After serving as the Teenie Harris Archivist at the Carnegie Museum of Art, Dominique founded The Luster Company to help ensure that Black stories are not only preserved, but celebrated. In this conversation, Dominique and I explore what archives reveal about identity, power, legacy, and the stories we choose to live.
Why this conversation matters
What begins as a discussion about archives expands into a deeper dialogue about cultural narratives, entrepreneurship, critical thinking, and the courage to claim your own story. Dominique explains how history is shaped by who tells the story, why oral histories preserve dignity, and how leaders can be more intentional about the legacy they leave behind.
You will learn
- Why history is more interpretation than many of us realize.
- The difference between documented facts and lived memory.
- How oral histories preserve dignity, identity, and truth.
- Why critical thinking matters more than memorizing history.
- What entrepreneurship can look like behind the scenes.
- How limiting beliefs can disguise themselves as facts.
- Why consistency, not intensity, creates real momentum.
- How to intentionally shape your legacy before someone else does.

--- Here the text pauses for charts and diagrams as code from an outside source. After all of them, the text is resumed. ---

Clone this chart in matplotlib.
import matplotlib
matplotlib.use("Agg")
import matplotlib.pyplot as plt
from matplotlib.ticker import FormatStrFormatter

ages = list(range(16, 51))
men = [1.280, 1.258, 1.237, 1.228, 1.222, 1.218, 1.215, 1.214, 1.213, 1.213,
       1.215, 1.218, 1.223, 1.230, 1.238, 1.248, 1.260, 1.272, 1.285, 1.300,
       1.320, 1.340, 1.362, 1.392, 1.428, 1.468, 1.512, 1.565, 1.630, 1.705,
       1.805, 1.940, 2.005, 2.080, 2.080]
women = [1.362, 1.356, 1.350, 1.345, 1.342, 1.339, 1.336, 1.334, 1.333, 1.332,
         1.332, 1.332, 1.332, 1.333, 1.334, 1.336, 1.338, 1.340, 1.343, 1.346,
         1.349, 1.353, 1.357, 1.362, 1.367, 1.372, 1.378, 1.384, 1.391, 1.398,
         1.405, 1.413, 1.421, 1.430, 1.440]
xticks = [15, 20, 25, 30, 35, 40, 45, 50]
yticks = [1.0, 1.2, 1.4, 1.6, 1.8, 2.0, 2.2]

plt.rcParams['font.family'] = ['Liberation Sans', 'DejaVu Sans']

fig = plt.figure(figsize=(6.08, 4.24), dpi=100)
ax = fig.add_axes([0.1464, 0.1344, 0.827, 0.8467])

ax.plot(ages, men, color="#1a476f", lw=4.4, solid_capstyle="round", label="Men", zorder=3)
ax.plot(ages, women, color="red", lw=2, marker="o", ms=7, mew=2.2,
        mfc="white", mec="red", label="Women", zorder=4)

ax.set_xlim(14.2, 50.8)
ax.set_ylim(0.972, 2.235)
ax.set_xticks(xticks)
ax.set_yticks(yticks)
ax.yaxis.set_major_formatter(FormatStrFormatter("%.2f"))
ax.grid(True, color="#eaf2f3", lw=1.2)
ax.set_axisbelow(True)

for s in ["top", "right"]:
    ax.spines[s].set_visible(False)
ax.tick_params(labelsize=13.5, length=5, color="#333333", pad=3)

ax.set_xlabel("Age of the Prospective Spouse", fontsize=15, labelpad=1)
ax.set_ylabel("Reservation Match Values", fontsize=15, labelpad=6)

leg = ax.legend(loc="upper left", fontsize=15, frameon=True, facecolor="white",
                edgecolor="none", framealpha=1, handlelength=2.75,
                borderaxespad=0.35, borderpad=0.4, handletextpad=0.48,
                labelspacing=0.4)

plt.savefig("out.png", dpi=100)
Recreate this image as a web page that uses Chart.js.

This episode is especially for
- Women of color reclaiming and documenting their narratives.
- Founders and aspiring entrepreneurs navigating self-doubt.
- Leaders thinking about impact beyond titles and roles.
- Anyone questioning the stories they were taught and the stories they tell themselves.
Reflection prompts
- What story about your life or leadership have you inherited without questioning?
- What part of your legacy are you actively shaping right now?
- Where have you mistaken a limiting belief for a fact?
- What would it look like to protect your incubation season more intentionally?